ENDIVIDAMENTO PREDATÓRIO - A ILUSÃO DO CRÉDITO FÁCIL
Uma Armadilha Silenciosa para os Moçambicanos
A ilusão do crédito fácil
Nos últimos anos, tem se tornado cada vez mais comum o recurso a créditos rápidos e aparentemente acessíveis em Moçambique. As campanhas publicitárias, muitas vezes agressivas, prometem soluções imediatas para problemas financeiros e apresentam condições aparentemente “generosas”. Porém, por detrás dessa fachada de facilidade, esconde-se uma realidade preocupante: a concessão irresponsável de empréstimos que empurra milhares de cidadãos para um ciclo vicioso de dívidas.
Microcréditos ou agiotagem disfarçada?
A situação torna-se ainda mais grave com a proliferação dos chamados microcréditos. Apresentados como uma ferramenta para fomentar pequenos negócios ou apoiar famílias em dificuldades, muitas dessas operações ignoram por completo princípios básicos de dignidade e sustentabilidade financeira.
O problema é que, ao contrário do que se esperaria, os riscos são calculados unicamente do lado da instituição credora, que se preocupa apenas com as garantias de cobrança — retenção salarial, penhora de bens, ou até métodos mais coercivos. Pouco importa se o cliente terá condições reais de sobreviver com o que lhe sobra depois das deduções mensais. O resultado é um ciclo que pode ser comparado à agiotagem: formalizado, mas igualmente predatório.
Consequências para indivíduos e para o país
O impacto do endividamento predatório vai muito além da incapacidade momentânea de saldar uma dívida. Para os cidadãos, os efeitos imediatos incluem:
1. Perda de bens essenciais, usados como garantia nos contratos;
2. Comprometimento da estabilidade familiar, já que o rendimento mensal passa a ser canalizado quase todo para pagar dívidas;
3. Problemas de saúde mental, como ansiedade, depressão e até suicídio, resultado da pressão insustentável.
No entanto, o problema não se limita ao indivíduo.

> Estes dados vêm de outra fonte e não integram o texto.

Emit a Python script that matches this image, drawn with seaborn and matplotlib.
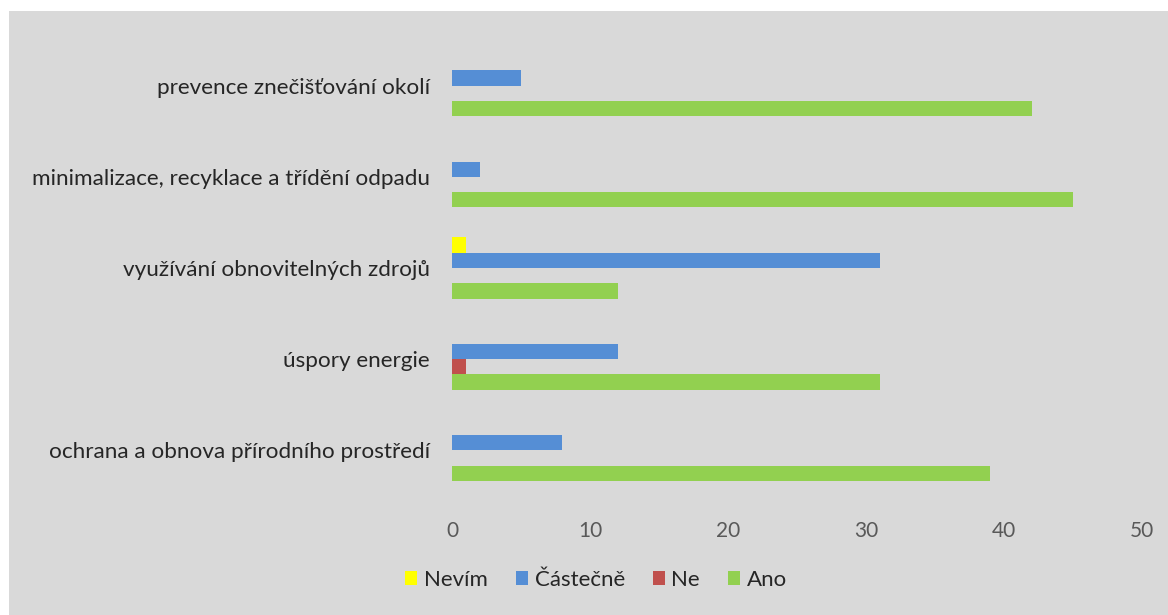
import matplotlib
matplotlib.use("Agg")
import matplotlib.pyplot as plt
import seaborn as sns
import pandas as pd
from matplotlib.patches import Rectangle

categories = [
    "prevence znečišťování okolí",
    "minimalizace, recyklace a třídění odpadu",
    "využívání obnovitelných zdrojů",
    "úspory energie",
    "ochrana a obnova přírodního prostředí",
]
series = ["Nevím", "Částečně", "Ne", "Ano"]
nevim = [0, 0, 1, 0, 0]
castecne = [5, 2, 31, 12, 8]
ne = [0, 0, 0, 1, 0]
ano = [42, 45, 12, 31, 39]
colors = ["#FFFF00", "#558ED5", "#C0504D", "#92D050"]
xticks = [0, 10, 20, 30, 40, 50]

rows = []
for name, vals in zip(series, [nevim, castecne, ne, ano]):
    for c, v in zip(categories, vals):
        rows.append({"kategorie": c, "odpověď": name, "počet": v})
df = pd.DataFrame(rows)

sns.set_theme(style="white")
plt.rcParams["font.family"] = ["Lato", "DejaVu Sans"]

fig = plt.figure(figsize=(11.68, 6.15), dpi=100, facecolor="white")
fig.patches.append(Rectangle((9 / 1168, 0), 1 - 9 / 1168, 1 - 11 / 615,
                             transform=fig.transFigure, facecolor="#D9D9D9",
                             edgecolor="none", zorder=-10))
ax = fig.add_axes([452 / 1168, 1 - 496 / 615, (1142 - 452) / 1168, (496 - 40) / 615])
ax.set_facecolor("none")
ax.set_zorder(5)

sns.barplot(data=df, y="kategorie", x="počet", hue="odpověď", order=categories,
            hue_order=series, palette=colors, saturation=1, orient="h", width=0.67,
            gap=0, edgecolor="none", linewidth=0, ax=ax, legend=True)

ax.set_xlim(0, 50)
ax.set_xticks(xticks)
ax.set_xticklabels([str(t) for t in xticks])
ax.set_xlabel("")
ax.set_ylabel("")
for s in ax.spines.values():
    s.set_visible(False)
ax.tick_params(axis="x", length=0, pad=18, labelsize=15, labelcolor="#595959")
ax.tick_params(axis="y", length=0, pad=16, labelsize=16.2, labelcolor="#262626")

handles, labels = ax.get_legend_handles_labels()
ax.get_legend().remove()
leg = fig.legend(handles, labels, loc="center", bbox_to_anchor=(596 / 1168, 1 - 580 / 615),
                 ncol=4, frameon=False, fontsize=16, handlelength=0.55, handleheight=0.55,
                 handletextpad=0.3, columnspacing=1.25, labelcolor="#262626")
leg.set_zorder(6)

fig.savefig("out.png", dpi=100, facecolor="white")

Quando um número significativo de clientes entra em incumprimento, a própria estabilidade do sistema financeiro fica em risco. Em cenários extremos, podem ocorrer falências em cadeia, instabilidade nos serviços de pagamentos eletrónicos e perda de confiança no sector bancário como um todo.
Como reverter este cenário?
A experiência internacional mostra que a solução passa por três pilares fundamentais:
1. Educação financeira massiva – é urgente investir em campanhas que ajudem os cidadãos a compreender os riscos do crédito fácil e a tomar decisões informadas.
2. Regulação mais firme – cabe às entidades de supervisão monitorar de forma proactiva a concessão de crédito, punindo práticas abusivas e exigindo transparência absoluta.
3. Responsabilização social – a sociedade civil e as organizações de defesa do consumidor devem assumir um papel mais ativo, denunciando irregularidades e pressionando por reformas.
Em países como a África do Sul, por exemplo, já existem leis específicas contra o reckless lending (empréstimos irresponsáveis), que obrigam os credores a provar que avaliaram correctamente a capacidade de pagamento do cliente antes de conceder qualquer crédito. Uma medida semelhante seria fundamental para Moçambique.
O crédito pode ser uma ferramenta poderosa para o crescimento económico e melhoria de vida. No entanto, quando transformado em armadilha, torna-se um dos mais perigosos inimigos da estabilidade social. É hora de encarar com seriedade o fenómeno do endividamento predatório, que mina silenciosamente o futuro de milhares de famílias moçambicanas.